Five minutes with Joe Sutton, President of DCAT – DCAT Week ‘18

PH: How has the week gone?

Joe Sutton

Joe Sutton

Sutton: It is a great week, I’ve not heard a single complaint. People love this week because it gives them an opportunity to meet with senior level people in the pharmaceutical industry. DCAT has never been about large numbers; we don’t target entry level people. For us, it is about getting the senior leadership and decision-makers here for networking. In my continuing role at Lilly, I had 18 meetings here and in more than half, the CEO of the company we were meeting was present. That’s a good example of why DCAT members come here: they can talk to high level people, it’s more intimate and you can have a conversation in a hotel room rather than a booth with people walking by and no distractions.

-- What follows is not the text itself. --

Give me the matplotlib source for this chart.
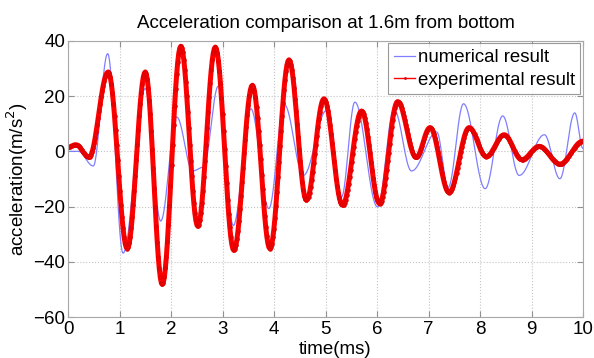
import numpy as np
import matplotlib
matplotlib.use("Agg")
import matplotlib.pyplot as plt

plt.rcParams['font.family'] = ['Liberation Sans', 'DejaVu Sans']

# Turning points of the numerical result: time (ms), acceleration (m/s^2)
num_t = [0.00, 0.20, 0.49, 0.77, 1.07, 1.50, 1.80, 2.11, 2.42, 2.63, 2.92, 3.21,
         3.55, 3.90, 4.20, 4.57, 5.02, 5.31, 5.57, 6.01, 6.33, 6.67, 7.16, 7.38,
         7.68, 8.10, 8.44, 8.76, 9.25, 9.55, 9.84, 10.00]
num_a = [0.0, 0.0, -5.3, 35.3, -36.8, 22.7, -25.2, 12.4, -7.1, -5.7, 23.6, -26.8,
         15.4, -20.7, 16.9, -8.7, 14.8, -16.5, 17.8, -20.1, 15.1, -7.1, 7.0, -13.1,
         17.2, -13.5, 12.8, -8.7, 6.0, -9.9, 13.9, 1.0]

# Turning points of the experimental record
exp_t = [0.00, 0.15, 0.41, 0.78, 1.15, 1.50, 1.83, 2.19, 2.52, 2.86, 3.22, 3.58,
         3.92, 4.29, 4.63, 4.97, 5.33, 5.70, 6.05, 6.40, 6.76, 7.03, 7.40, 7.79,
         8.12, 8.47, 8.81, 9.15, 9.55, 10.00]
exp_a = [1.5, 2.4, -2.1, 28.7, -35.2, 28.7, -48.1, 38.0, -27.1, 37.7, -35.8, 23.9,
         -35.2, 33.1, -17.7, 19.0, -19.5, 14.6, -18.9, 18.0, -2.2, 8.6, -14.9, 8.6,
         -1.9, 6.0, -3.0, 1.8, -4.6, 3.7]


def smooth_trace(tp, ap, step=0.01):
    """Half-cosine segments between successive turning points."""
    ts, vs = [], []
    for i in range(len(tp) - 1):
        t0, t1 = tp[i], tp[i + 1]
        a0, a1 = ap[i], ap[i + 1]
        n = max(int(round((t1 - t0) / step)), 2)
        s = np.linspace(0, 1, n, endpoint=False)
        ts.append(t0 + (t1 - t0) * s)
        vs.append(a0 + (a1 - a0) * (1 - np.cos(np.pi * s)) / 2)
    ts.append([tp[-1]])
    vs.append([ap[-1]])
    return np.concatenate(ts), np.concatenate(vs)


tn, an = smooth_trace(num_t, num_a)
te, ae = smooth_trace(exp_t, exp_a, step=0.02)

fig = plt.figure(figsize=(5.94, 3.58), dpi=100)
ax = fig.add_axes([0.1145, 0.1137, 0.867, 0.7726])

ax.plot(tn, an, color='#7f7fff', lw=0.9, label='numerical result')
ax.plot(te, ae, color='red', lw=3.6, marker='.', markersize=4.5,
        markeredgecolor='#e00000', label='experimental result')

ax.set_xlim(0, 10)
ax.set_ylim(-60, 40)
ax.set_xticks(np.arange(0, 11, 1))
ax.set_yticks(np.arange(-60, 41, 20))
ax.grid(True, color='#c4c4c4', linestyle=':', linewidth=0.8)
ax.tick_params(direction='in', top=True, right=True, labelsize=13.5,
               length=4, color='#909090')
ax.tick_params(axis='x', pad=3)
ax.tick_params(axis='y', pad=2)
for sp in ax.spines.values():
    sp.set_color('#a8a8a8')

ax.set_title('Acceleration comparison at 1.6m from bottom', fontsize=13.5, pad=9)
ax.set_xlabel('time(ms)', fontsize=13.5, labelpad=-2)
ax.xaxis.set_label_coords(0.518, -0.085)
ax.set_ylabel('acceleration(m/s$^2$)', fontsize=13.5, labelpad=2)

leg = ax.legend(loc='upper right', fontsize=13.4, frameon=True, fancybox=False,
                handlelength=1.15, handletextpad=0.12, borderpad=0.3,
                labelspacing=0.3, borderaxespad=0.15)
leg.get_frame().set_edgecolor('#808080')
leg.get_frame().set_linewidth(0.8)
leg.legend_handles[1].set_linewidth(1.0)
leg.legend_handles[1].set_markersize(2)

fig.savefig('out.png', dpi=100)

PH: What else has been going on this week?

Sutton: We have our Executive Insight programmes, where we bring people in from the industry to talk about the industry in front of people from the industry. We had some good educational sessions too. It’s worth pointing out that, bar Margaret Timony and her staff, everything is organised by volunteers from member companies, so it is a self-sustaining organisation. March is the big event, but we have quite a lot of others through the year, such as our popular sourcing event in the summer and an evening reception at CPhI Worldwide

PH: Were the week’s events well attended?

Sutton: Yes, and that leads on to another point. A lot of people think we left our long-term venue at the Waldorf because it closed. We actually left because we outgrew it. Even if it had stayed open, we would have left. The rooms we were using for our educational sessions in particular were running up against the fire code laws. Now we have spread out to eight official hotels and, for the first time, we bought out the entire space in one, the Intercontinental Barclay, for exclusive use by DCAT members. We have been growing by 20-30 companies per year and that is continuing.

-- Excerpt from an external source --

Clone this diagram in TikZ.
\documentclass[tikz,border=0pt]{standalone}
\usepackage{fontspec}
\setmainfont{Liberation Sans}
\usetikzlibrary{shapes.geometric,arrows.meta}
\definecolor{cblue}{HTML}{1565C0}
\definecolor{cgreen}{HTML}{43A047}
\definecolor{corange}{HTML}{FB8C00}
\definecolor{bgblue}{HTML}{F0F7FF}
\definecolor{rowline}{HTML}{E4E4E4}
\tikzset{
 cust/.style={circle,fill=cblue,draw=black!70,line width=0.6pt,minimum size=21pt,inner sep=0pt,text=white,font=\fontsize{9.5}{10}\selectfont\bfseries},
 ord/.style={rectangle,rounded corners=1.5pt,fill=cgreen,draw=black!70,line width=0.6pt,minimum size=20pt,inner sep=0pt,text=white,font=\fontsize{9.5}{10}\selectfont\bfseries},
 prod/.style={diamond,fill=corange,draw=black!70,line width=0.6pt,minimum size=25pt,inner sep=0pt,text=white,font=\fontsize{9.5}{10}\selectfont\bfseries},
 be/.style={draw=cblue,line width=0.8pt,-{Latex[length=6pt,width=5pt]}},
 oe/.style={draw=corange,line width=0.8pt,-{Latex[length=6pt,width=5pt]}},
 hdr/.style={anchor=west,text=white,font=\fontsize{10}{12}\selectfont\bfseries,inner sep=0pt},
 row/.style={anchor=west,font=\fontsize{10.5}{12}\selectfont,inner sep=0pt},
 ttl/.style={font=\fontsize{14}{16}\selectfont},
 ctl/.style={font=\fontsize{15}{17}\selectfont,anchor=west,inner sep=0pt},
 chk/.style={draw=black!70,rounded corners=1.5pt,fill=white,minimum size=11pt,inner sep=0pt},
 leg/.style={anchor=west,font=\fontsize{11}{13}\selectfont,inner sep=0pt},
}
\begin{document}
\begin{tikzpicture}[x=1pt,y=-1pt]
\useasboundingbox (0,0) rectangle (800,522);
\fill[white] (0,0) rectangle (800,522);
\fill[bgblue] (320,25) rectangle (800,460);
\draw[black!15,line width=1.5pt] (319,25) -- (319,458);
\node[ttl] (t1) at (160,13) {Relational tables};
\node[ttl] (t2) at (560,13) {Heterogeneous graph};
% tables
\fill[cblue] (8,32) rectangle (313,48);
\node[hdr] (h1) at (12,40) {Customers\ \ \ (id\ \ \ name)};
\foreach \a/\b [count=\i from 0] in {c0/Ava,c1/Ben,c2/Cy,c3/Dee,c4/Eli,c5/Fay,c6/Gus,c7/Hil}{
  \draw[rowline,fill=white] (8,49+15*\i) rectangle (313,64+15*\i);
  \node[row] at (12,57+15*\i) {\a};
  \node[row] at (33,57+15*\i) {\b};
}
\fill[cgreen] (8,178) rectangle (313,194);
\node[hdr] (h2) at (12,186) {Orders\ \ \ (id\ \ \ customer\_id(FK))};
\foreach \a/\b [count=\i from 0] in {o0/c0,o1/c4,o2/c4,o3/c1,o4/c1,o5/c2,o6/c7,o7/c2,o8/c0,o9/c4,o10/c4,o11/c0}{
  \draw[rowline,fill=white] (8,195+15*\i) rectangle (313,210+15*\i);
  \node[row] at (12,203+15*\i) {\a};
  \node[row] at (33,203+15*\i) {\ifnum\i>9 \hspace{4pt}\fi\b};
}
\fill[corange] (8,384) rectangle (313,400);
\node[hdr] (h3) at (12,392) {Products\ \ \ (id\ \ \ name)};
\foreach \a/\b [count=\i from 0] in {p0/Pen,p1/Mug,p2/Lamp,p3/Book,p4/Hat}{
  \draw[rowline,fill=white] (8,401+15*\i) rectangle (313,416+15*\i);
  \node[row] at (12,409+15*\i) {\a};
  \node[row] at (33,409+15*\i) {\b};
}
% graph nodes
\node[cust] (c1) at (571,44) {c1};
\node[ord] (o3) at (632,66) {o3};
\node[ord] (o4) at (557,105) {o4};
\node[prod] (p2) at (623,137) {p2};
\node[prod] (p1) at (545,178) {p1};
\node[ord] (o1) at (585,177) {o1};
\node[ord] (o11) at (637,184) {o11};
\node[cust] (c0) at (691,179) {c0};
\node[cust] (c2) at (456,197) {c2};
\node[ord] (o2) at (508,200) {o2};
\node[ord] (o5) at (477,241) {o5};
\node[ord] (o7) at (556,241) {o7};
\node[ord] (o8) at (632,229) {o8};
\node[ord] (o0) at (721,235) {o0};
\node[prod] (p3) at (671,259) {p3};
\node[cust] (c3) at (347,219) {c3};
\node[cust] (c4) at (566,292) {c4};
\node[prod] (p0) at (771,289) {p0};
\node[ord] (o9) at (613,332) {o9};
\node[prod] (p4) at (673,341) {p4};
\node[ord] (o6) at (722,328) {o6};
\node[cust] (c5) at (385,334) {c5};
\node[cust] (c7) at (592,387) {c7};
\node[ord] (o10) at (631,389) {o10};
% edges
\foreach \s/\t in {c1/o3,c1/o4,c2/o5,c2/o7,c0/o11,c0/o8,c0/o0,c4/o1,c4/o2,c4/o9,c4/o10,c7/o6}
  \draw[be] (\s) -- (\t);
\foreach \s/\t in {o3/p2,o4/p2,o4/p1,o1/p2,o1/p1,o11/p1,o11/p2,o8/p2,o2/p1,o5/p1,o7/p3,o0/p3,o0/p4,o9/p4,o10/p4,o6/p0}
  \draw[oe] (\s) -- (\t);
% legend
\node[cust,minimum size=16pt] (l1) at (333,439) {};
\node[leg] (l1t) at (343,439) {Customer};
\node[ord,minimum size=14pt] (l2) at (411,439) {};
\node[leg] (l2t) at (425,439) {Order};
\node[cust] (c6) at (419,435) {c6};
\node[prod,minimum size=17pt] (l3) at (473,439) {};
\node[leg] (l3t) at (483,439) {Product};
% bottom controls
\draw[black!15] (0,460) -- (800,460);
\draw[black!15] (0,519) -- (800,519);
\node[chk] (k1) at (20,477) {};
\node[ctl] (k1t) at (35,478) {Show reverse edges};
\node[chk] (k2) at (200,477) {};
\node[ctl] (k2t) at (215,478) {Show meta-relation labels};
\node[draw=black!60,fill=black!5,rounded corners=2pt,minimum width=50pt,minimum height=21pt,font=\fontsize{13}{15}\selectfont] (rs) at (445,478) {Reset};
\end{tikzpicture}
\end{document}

PH: How did the industry receive the move?

Sutton: There was a lot of trepidation about it at first, but last year showed that it could be as good or better elsewhere. People who have been coming for many years often wax nostalgic about it because it had a certain charm about it, with the ‘Meet me by the clock’ tradition. To recreate that, we even installed some fake clocks at the hotels. The hotels we are using now, though, are more modern, they have better facilities and the rooms are better. No-one is talking about the Waldorf now and it is likely we will return to the same hotels next year. The hotels love DCAT Week and this is one of the big industry events for New York.

PH: Might you add more content to your programme?

Sutton: We have this discussion a lot. Are we a year-long organisation or a one-week-in-March event? There are a lot of events and we want to keep ours consistent with the DCAT brand and that bit different to the rest to the mass-attended shows. DCAT is a not-for-profit organisation and our by-laws forbid any political interaction, so we are not like some trade associations; this week has always been core to what we do. In terms of the future, we have wondered if DCAT could get too big, so we re-evaluate every year what kinds of companies we want as members. We see the industry moving in the direction of technology, with the integration of drugs into devices, for example. So maybe the ‘T’ in DCAT – it stands for Drug, Chemical and Associated Technologies – will come to the fore.